Just when womens boxing thought it was making progress, it has been dealt a brutal double left jab right cross combo right where it hurts the most – between the legs.

Next year female boxing will make its Olympic debut at the London Games, but celebrations and preparations have been soured by a push by the Amateur International Boxing Association (AIBA) to have the competitors wear skirts in the ring.
I kind of thought if there was one sport you didn’t want to piss off then it’d be boxing and the girls aren’t happy.

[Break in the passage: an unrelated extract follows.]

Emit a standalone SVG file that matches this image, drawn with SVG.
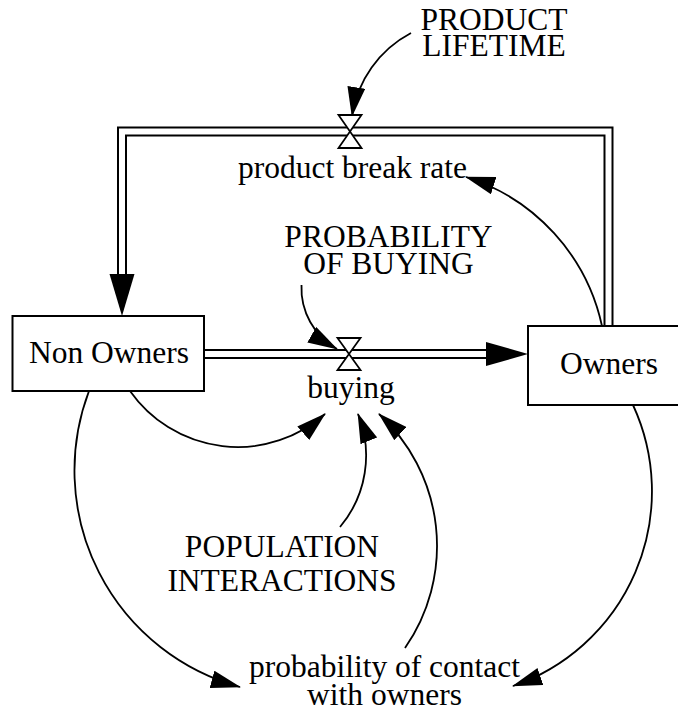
<svg xmlns="http://www.w3.org/2000/svg" width="678" height="712" viewBox="0 0 678 712">
<style>
  text { font-family: 'Liberation Serif', 'DejaVu Serif', serif; font-size: 31.5px; fill: #000; text-anchor: middle; }
  .box { fill: #fff; stroke: #000; stroke-width: 2; }
  .pipeo { fill: none; stroke: #000; stroke-width: 10; stroke-linejoin: miter; }
  .pipei { fill: none; stroke: #fff; stroke-width: 6; stroke-linejoin: miter; }
  .conn { fill: none; stroke: #000; stroke-width: 1.8; marker-end: url(#ah); }
  .valve { fill: #fff; stroke: #000; stroke-width: 1.8; stroke-linejoin: miter; }
  .head { fill: #000; }
</style>
<defs>
  <marker id="ah" markerUnits="userSpaceOnUse" viewBox="0 0 30 18" markerWidth="30" markerHeight="18" refX="29" refY="9" orient="auto">
    <path d="M0,0 L30,9 L0,18 z" fill="#000"/>
  </marker>
</defs>
<rect width="678" height="712" fill="#fff"/>

<g id="connectors">
  <path class="pipeo" d="M608.5,326 V131.5 H122 V276"/>
  <path class="pipei" d="M608.5,327 V131.5 H122 V277"/>
  <polygon class="head" points="109.5,274 134.5,274 122,316"/>
  <path class="pipeo" d="M203,354 H487"/>
  <path class="pipei" d="M203,354 H488"/>
  <polygon class="head" points="486,342 486,366 528,354"/>

  <path class="conn" d="M411,33 A113.2,113.2 0 0 0 352,116"/>
  <path class="conn" d="M602,326 A200.9,200.9 0 0 0 466,177"/>
  <path class="conn" d="M301.5,285 A70,70 0 0 0 337,349"/>
  <path class="conn" d="M130,391 A131.7,131.7 0 0 0 325,414"/>
  <path class="conn" d="M340,527 A110.8,110.8 0 0 0 358,414"/>
  <path class="conn" d="M405,648 A178.9,178.9 0 0 0 379,414"/>
  <path class="conn" d="M89,391 A224.4,224.4 0 0 0 240,687"/>
  <path class="conn" d="M633,405 A205.9,205.9 0 0 1 513,686"/>
</g>

<g id="non-owners">
  <rect class="box" x="12.5" y="316" width="191.5" height="75"/>
  <text font-family="Liberation Serif, serif" x="109" y="363">Non Owners</text>
</g>

<g id="owners">
  <rect class="box" x="528" y="326" width="170" height="79"/>
  <text font-family="Liberation Serif, serif" x="609" y="374">Owners</text>
</g>

<g id="product-break-rate">
  <path class="valve" d="M338.5,115 H361.5 L338.5,148 H361.5 Z"/>
  <text font-family="Liberation Serif, serif" x="352.5" y="178">product break rate</text>
</g>

<g id="buying">
  <path class="valve" d="M337.5,338 H360.5 L337.5,370 H360.5 Z"/>
  <text font-family="Liberation Serif, serif" x="351" y="398">buying</text>
</g>

<g id="product-lifetime">
  <text font-family="Liberation Serif, serif" x="494" y="30">PRODUCT</text>
  <text font-family="Liberation Serif, serif" x="494" y="56">LIFETIME</text>
</g>

<g id="probability-of-buying">
  <text font-family="Liberation Serif, serif" x="388.5" y="246.5">PROBABILITY</text>
  <text font-family="Liberation Serif, serif" x="388.5" y="274">OF BUYING</text>
</g>

<g id="population-interactions">
  <text font-family="Liberation Serif, serif" x="282" y="556.5">POPULATION</text>
  <text font-family="Liberation Serif, serif" x="282" y="590.5">INTERACTIONS</text>
</g>

<g id="probability-of-contact">
  <text font-family="Liberation Serif, serif" x="384.5" y="676.5">probability of contact</text>
  <text font-family="Liberation Serif, serif" x="384.5" y="705">with owners</text>
</g>
</svg>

Apart from being sexist and demeaning, it’s simply not practical to wear skirts in the ring. When you have a pumped up fierce competitor with a deadly right jab breathing down your neck, the last thing you need to be concerned about or diverting your concentration is a flimsy skirt, spraying up and exposing your privates.
These girls have always worn shorts in the ring and it’s never been a problem. Plus, as Irish three-time world champion Katie Taylor said ,“I don’t even wear mini-skirts on a night out, so I definitely won’t be wearing mini-skirts in the ring”.
To add insult to injury the association supported its push for the compulsory skirts claiming they want to make it easier for fans to differentiate between the men and women boxers. I’m sorry, would you like them to wear lacy undies and padded bras as well?
I don’t see organisers trying to put track and field athletes, basketballers, wrestlers, kickboxers and the Chinese swimmers into skirts, so why this? Football codes don’t wear skirts either and the situation does remind you of comments made by FIFA president Sepp Blatter, or to some, “Gaffe” Blatter, when he suggested that female footballers should wear shorter, tighter shorts to increase the popularity of the sport.
Last time I checked, it’s the girls who are the ones putting the trophies in the national sporting cabinet at the moment. Sam Stosur filled it with Australia’s first Grand Slam in a decade. Sally Pearson won every track accolade under the sun including the World Championship and “World Athlete of the Year”.
The Matildas won the Asian Cup – a feat the Socceroos are a long way from achieving, and our women’s Rugby Sevens won the World Cup – let’s not mention the Wallabies efforts in New Zealand this year.
But if you’re shocked to hear that, I’m not surprised, given the only women’s football code handed a decent amount of air time and prize inside backpages in papers at the moment is… lingerie football.
Now I’m not about to burn my bra, shave my head and call off my engagement here, but I have to say I’m pretty disappointed. Yes it is a ratings success and yes the girls are good athletes and more than just models in skimpy underwear, but who’s watching it because of their sporting prowess? And who at the end of the show can tell me which side won? Is that even the purpose of the competition?
Is this, though, what female sports have to do to get media coverage and acknowledgement from the general public? Sadly sometimes I feel this is just the necessary evil evolution female sports have to endure to get a show in sporting minds.
Female sporting history and organisations don’t go back as far as the men’s, so consistent generational change is possibly what is needed for the sports to develop within society like the men’s have, but that won’t happen unless women continue to push boundaries and lingerie football is not the way to do it.
Refusing to give in to AIBA in this instance, however, is one way - although, it would be remiss of me to write this article without acknowledging the ironic twist, that most of us didn’t even know women’s boxing was competing at the Olympics until this skirts issue made international headlines.
Basically no one was confused about whether it was women or men’s fight they were watching in the first place and no one is going to watch these girls just because they now have skirts. It’s not going to attract more fans, people don’t go to the boxing to perve on girls, even if they look like Lauryn Eagle… they go there for the sport, the skill and the athleticism.
The competitors don’t want to be “differentiated” either, they simply want to be known as boxers, as athletes… not as women or girls.